Владимир Ильич, налаживаясь на долгое сидение, ожидая далекой ссылки после него, решил использовать за это время и питерские библиотеки, чтобы собрать материал для намеченной им работы — «Развитие капитализма в России». Он посылал в письмах длинные перечни научных книг, статистических сборников, которые доставались ему из Академии наук, университетской и других библиотек. Я с матерью жила большую часть тюремного заключения Владимира Ильича в Питере, и мне приходилось таскать ему целые кипы книг, которыми был завален один угол его камеры. Позднее и с этой стороны условия стали более суровы: число книг, выдаваемых заключенному в камеру, было строго и скупо определено. Тогда же Ильич мог не спеша делать выписки из статистических сборников и, кроме того, иметь и другие — научные, беллетристические — книги на русском и иностранном языках.
Обилие передаваемых книг благоприятствовало нашим сношениям посредством их. Владимир Ильич обучил меня еще на воле основам шифрованной переписки, и мы переписывались с ним очень деятельно, ставя малозаметные точки или черточки в буквах и отмечая условным знаком книгу и страницу письма.
Ну и перепортили мы с этой перепиской глаза не мало! Но она давала возможность снестись, передать что-либо нужное, конспиративное и была поэтому неоцененна. При ней самые толстые стены и самый строгий начальнический надзор не могли помешать нашим переговорам. Но мы писали, конечно, не только о самом нужном. Я передавала ему известия с воли, то, что неудобно было, при всей маскировке, сказать на свидании. Он давал поручения такого же рода, просил передать что-либо товарищам, завязывал связи с ними, переписку по книгам из тюремной библиотеки; просил передать, к которой доске в клетке, в которую пускали гулять, прилеплена черным хлебом записка для того или другого из них. Он очень заботился о товарищах: писал ободряющие письма тому, кто, как он слышал, нервничал; просил достать тех или иных книг; устроить свидание тем, кто не имел его. Эти заботы брали много времени у него и у нас. Его неистощимое, бодрое настроение и юмор поддерживали дух и у товарищей.

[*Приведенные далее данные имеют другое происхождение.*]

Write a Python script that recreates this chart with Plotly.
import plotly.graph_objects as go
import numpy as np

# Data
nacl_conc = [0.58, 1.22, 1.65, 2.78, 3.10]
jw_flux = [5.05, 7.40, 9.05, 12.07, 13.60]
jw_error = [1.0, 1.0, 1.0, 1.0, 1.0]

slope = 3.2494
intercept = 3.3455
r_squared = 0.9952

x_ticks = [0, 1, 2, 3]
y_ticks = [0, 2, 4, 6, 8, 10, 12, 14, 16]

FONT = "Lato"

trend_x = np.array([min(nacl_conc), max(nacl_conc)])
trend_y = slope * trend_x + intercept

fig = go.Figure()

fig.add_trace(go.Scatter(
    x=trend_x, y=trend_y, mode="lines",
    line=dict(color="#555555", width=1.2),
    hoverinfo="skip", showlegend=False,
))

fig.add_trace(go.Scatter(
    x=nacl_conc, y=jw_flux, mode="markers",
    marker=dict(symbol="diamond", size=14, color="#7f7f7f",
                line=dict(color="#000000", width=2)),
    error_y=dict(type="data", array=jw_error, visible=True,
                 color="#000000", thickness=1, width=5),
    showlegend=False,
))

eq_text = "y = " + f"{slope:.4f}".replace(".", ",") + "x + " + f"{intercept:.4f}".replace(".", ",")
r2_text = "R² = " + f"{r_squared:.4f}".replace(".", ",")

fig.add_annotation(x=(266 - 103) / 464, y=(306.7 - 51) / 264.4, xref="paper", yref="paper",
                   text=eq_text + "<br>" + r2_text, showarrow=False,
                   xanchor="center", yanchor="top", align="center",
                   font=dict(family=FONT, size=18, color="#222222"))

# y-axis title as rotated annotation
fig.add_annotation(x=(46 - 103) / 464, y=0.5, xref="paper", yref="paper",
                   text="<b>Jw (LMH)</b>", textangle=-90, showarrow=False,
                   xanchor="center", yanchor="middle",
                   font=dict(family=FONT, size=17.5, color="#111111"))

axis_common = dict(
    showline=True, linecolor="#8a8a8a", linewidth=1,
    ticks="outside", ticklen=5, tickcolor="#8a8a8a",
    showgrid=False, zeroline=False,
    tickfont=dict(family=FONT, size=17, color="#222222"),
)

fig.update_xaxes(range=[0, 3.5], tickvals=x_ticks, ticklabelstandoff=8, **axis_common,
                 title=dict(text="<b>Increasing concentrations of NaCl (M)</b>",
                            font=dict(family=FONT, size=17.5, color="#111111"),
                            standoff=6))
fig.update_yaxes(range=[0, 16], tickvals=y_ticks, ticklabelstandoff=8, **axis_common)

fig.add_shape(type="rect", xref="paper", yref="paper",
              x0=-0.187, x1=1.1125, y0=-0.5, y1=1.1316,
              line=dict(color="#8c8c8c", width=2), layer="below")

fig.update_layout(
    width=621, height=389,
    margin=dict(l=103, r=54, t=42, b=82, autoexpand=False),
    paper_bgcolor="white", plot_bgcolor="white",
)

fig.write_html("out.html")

К счастью для Ильича, условия тюремного заключения сложились для него, можно сказать, благоприятно. Конечно, он похудел и, главным образом, пожелтел к концу сидения, но даже желудок его — относительно которого он советовался за границей с одним известным швейцарским специалистом — был за год сидения в тюрьме в лучшем состоянии, чем в предыдущий год на воле. Мать приготовляла и приносила ему три раза в неделю передачи, руководствуясь предписанной ему указанным специалистом диетой; кроме того, он имел платный обед и молоко. Очевидно, сказалась благоприятно и регулярная жизнь в этой российской «санатории», жизнь, о которой, конечно, нечего было и думать при нервной беготне нелегальной работы.